Do remisu w 87. strzałem z rzutu wolnego doprowadził 37-letni Portugalczyk Bruno Alves.
"Liczyłem na więcej. W pierwszej połowie byliśmy ospali. Rywale grali blisko siebie i nie mogliśmy znaleźć miejsca. Udało nam się +odblokować+ mecz, ale to, że daliśmy im rzut wolny w takim miejscu, było naiwne" - ocenił szkoleniowiec "Rossonerich".
Milan w tabeli jest na czwartym miejscu, ostatnim premiowanym grą w Lidze Mistrzów. W tej strefie tabeli jest jednak dość ciasno - o lokaty 3-4 rywalizuje nawet pięć zespołów.
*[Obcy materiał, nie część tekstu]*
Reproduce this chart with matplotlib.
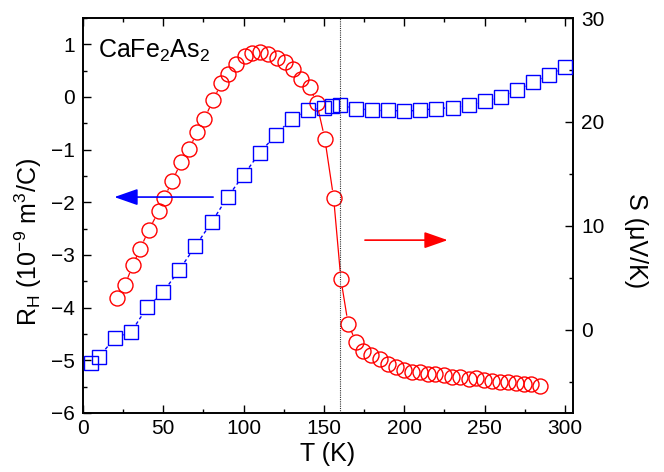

Najwyżej spośród nich sklasyfikowane są obecnie Inter Mediolan - 60 pkt i AC Milan - 56. Nie bez szans są też AS Roma - 54, Atalanta i Torino - po 53, oraz - mimo niespodziewanej porażki z ostatnim w tabeli Chievo Werona 1:2 - Lazio Rzym z 52 pkt (w barwach Chievo do 83. minuty grał Mariusz Stępiński i zaliczył asystę).
Piątek ma na koncie 21 goli i w klasyfikacji najlepszych strzelców zajmuje drugie miejsce. O jednego więcej strzelił Fabio Quagliarella z Sampdorii Genua, która w sobotę przegrała na wyjeździe z Bologną 0:3. W ekipie gospodarzy całe spotkanie rozegrał bramkarz Łukasz Skorupski. Wśród przyjezdnych do 67. minuty występował Karol Linetty, a Bartosz Bereszyński był tym razem rezerwowym.